Everyone who attends a funeral is encouraged to help cover the grave with dirt—it’s a way to fulfill an obligation. The first of the dirt tends to land loudly in the grave, Wasserman said. With each shovelful, the sound gets quieter and quieter. “It’s the only mitzvah that can’t be romanticized,” he said. “That’s the epicenter, that you actually took a shovel and buried your dead … We don’t turn our back until it’s done.”

A photo of one of the victims, 65-year-old Richard Gottfried, at a memorial in Pittsburgh (Jeff Swensen / Getty)

After the funeral, the families of those who died may choose to observe shiva, a period of mourning when they will stay in their houses and grieve.
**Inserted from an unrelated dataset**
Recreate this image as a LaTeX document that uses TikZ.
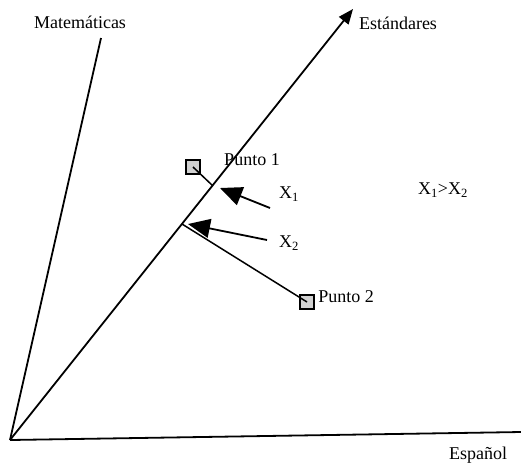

Members of their community might visit, bearing food; tradition teaches that they should wait to speak to mourners until the mourners speak, to be attentive to the consolation each person needs. Mourners may choose to bathe only lightly or to not wash their clothes, or to sit on a low stool: These acts, Wasserman said, “show that we have been knocked down a peg.” People may cover the mirrors in their house or light a candle, out of respect for the soul of the person who died.

In many communities, this begins a long period of saying kaddish, a special prayer that has come to represent mourning and honoring the dead. Often, only close family members take on this ritual of marking loss in prayer. But in Pittsburgh, members of the Jewish community have been reciting kaddish collectively whenever they gather. It’s a way to process their enormous loss.

This was the prayer that Pittsburgh recited together at the community vigil on Sunday night. They sang America’s national anthem, followed by Israel’s. The city’s clergy—Muslim, Catholic, Protestant, Jewish—came onstage and recited a psalm in unison. And the rabbis who survived the shootings declared that they would not be defeated by hatred. Am Yisrael chai, they said. The people of Israel live.

Jeffrey Myers, the rabbi of Tree of Life–Or L’Simcha, stood on stage afterward, surrounded by people who wanted to hug or greet or cry with him. It was as though the whole community was rising up to be with him in this moment, to carry him along as he tries to care for his community. “I have seven funerals to plan,” he told me. “There’s not a specific plan. Everyone according to their need.” The rites, the songs, the prayers—they are there for him to reach for.

But also, ritual only goes so far. “There’s no guidebook for this,” he said, speaking slowly. “We’re figuring it out as we go along.”